Just as with other types of investments, there are strategies that can be used when investing in bonds that can help achieve certain goals.



Just as with other types of investments, there are strategies that can be used when investing in bonds that may help you achieve your financial goals. Here are three you might find useful:


>Bond Laddering: Is a strategy that uses “maturity weighting,” which involves dividing your money among several different bonds with increasingly longer maturities, and is frequently recommended for investors interested in using bonds to generate income. Laddering is used to minimize both interest-rate risk and reinvestment risk.

If interest rates rise, you reinvest the bonds that are maturing at the bottom of your ladder in higher-yielding bonds. If rates fall, you are protected against reinvestment risk because you have longer-maturity bonds at the top of your ladder that isn’t exposed to the drop.


>Bond Swapping: Involves selling one bond and simultaneously purchasing another similar bond with the proceeds from the sale.

Why would you engage in this practice? You may wish to take advantage of current market conditions (e.g., a change in interest rates), or perhaps a change in your own personal financial situation has now made a bond with a different tax status appealing. Bond swapping can also cause you to receive certain tax benefits. In fact, tax swapping is the most common of bond swaps.


>Reinvestment of Interest Income: Is a strategy in which you reinvest your bond interest (coupons). If you buy individual bonds, this takes discipline because you need to put each coupon payment you receive to work earning interest rather than spend it. Consider putting them in a brokerage money market account, or even opening a standard savings account just for your coupon payments. At the end of each year, you can put them into the next bond in your laddering strategy.




Here are 10 tips to consider before you invest in bonds or bond funds:


> Don’t reach for yield. The single biggest mistake bond investors make is reaching for yield after interest rates have declined. Don’t be tempted by higher yields offered by bonds with lower credit qualities, or focus only on gains that resulted during the prior period. Yield is one of many factors an investor should consider when buying a bond. And never forget: With higher yield comes higher risk.

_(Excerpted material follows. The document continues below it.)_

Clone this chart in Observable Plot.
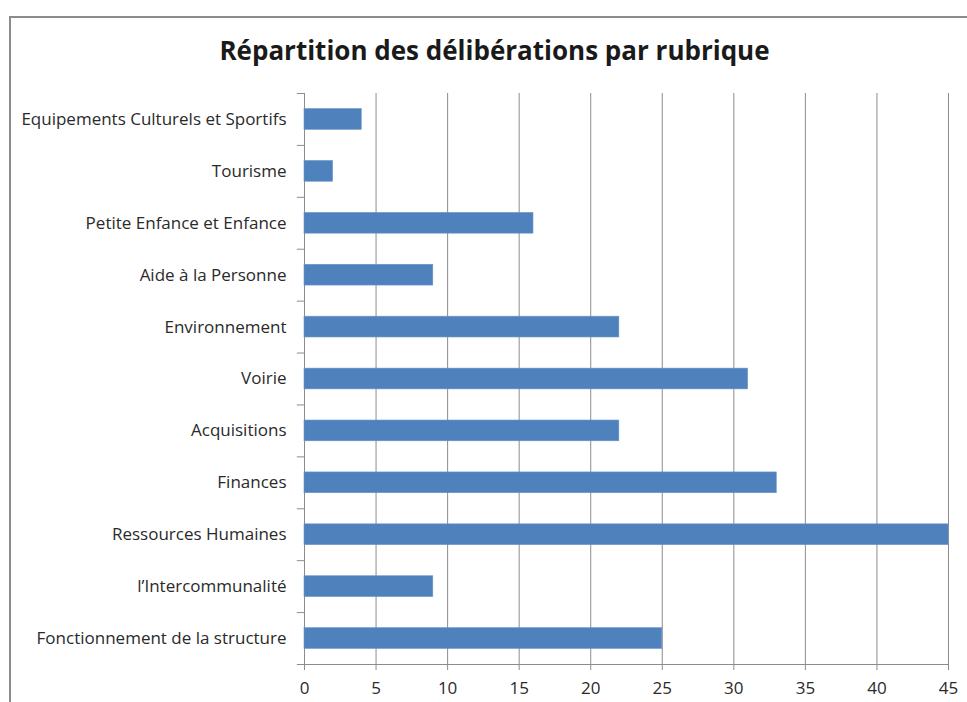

> Define your objectives. Is your investment objective to have enough money for your child’s college education? Is your goal to live comfortably in retirement? If so, how comfortably? You probably have multiple goals. Lay them all out and be as precise as you can. Remember: If you don’t know where you’re going, you’ll never arrive.

> Assess your risk profile. Different bonds and bond funds, like stocks and stock funds, carry different risk profiles. Always know the risks before you invest. It’s a good idea to write them down so they are all in plain sight.


> Do your homework. You’re off to a good start if you’ve come this far—but keep going. Read books and articles about bond investing. Look up information on the Web or visit your local library. Start following the fixed-income commentary on financial news shows and in newspapers. Familiarize yourself with bond math. You should also read the bond’s offering statement. It’s where you will find a bond’s important characteristics, from yield to the bond’s call schedule.


> If you’re considering buying a bond fund, read the prospectus closely. Pay particular attention to the parts that discuss the bonds in the fund. For instance, not all bonds in a government bond fund are government bonds. Also, pay attention to fees. Individual bonds also have prospectuses, which derive information from a bond’s indenture, a legal document that defines the agreement between bond buyer and bond seller. Ask your broker for a copy of the prospectus or indenture to read it.


> If you’re buying individual bonds, locate a firm and broker specializing in bonds. Talk to a number of brokers, and find one you are satisfied with. Make sure your broker knows your objectives and risk tolerance.


> Ask your broker when, and at what price, the bond last traded. This will give your insight into the bond’s liquidity (an illiquid bond may not have traded in days or even weeks) and competitiveness of the pricing offered by the firm.


> Understand all costs associated with buying and selling a bond. Ask upfront how your brokerage firm and broker are being compensated for the transaction, including commissions, mark-ups or mark-downs.


> Plan to reinvest your coupons. This allows the power of compounding to work on your behalf. It’s a good idea to establish a “coupon account” before you start receiving coupons, so that you have a place to save the money and are not tempted to spend it. If you are buying a bond fund, you don’t have to worry about this—the fund does this for you.


> Don’t try to time the market. Avoid speculating on interest rates. Decisions are too often made on where rates have been rather than where they are going. Instead, stick to the investment strategy that will best help you achieve your goals and objectives.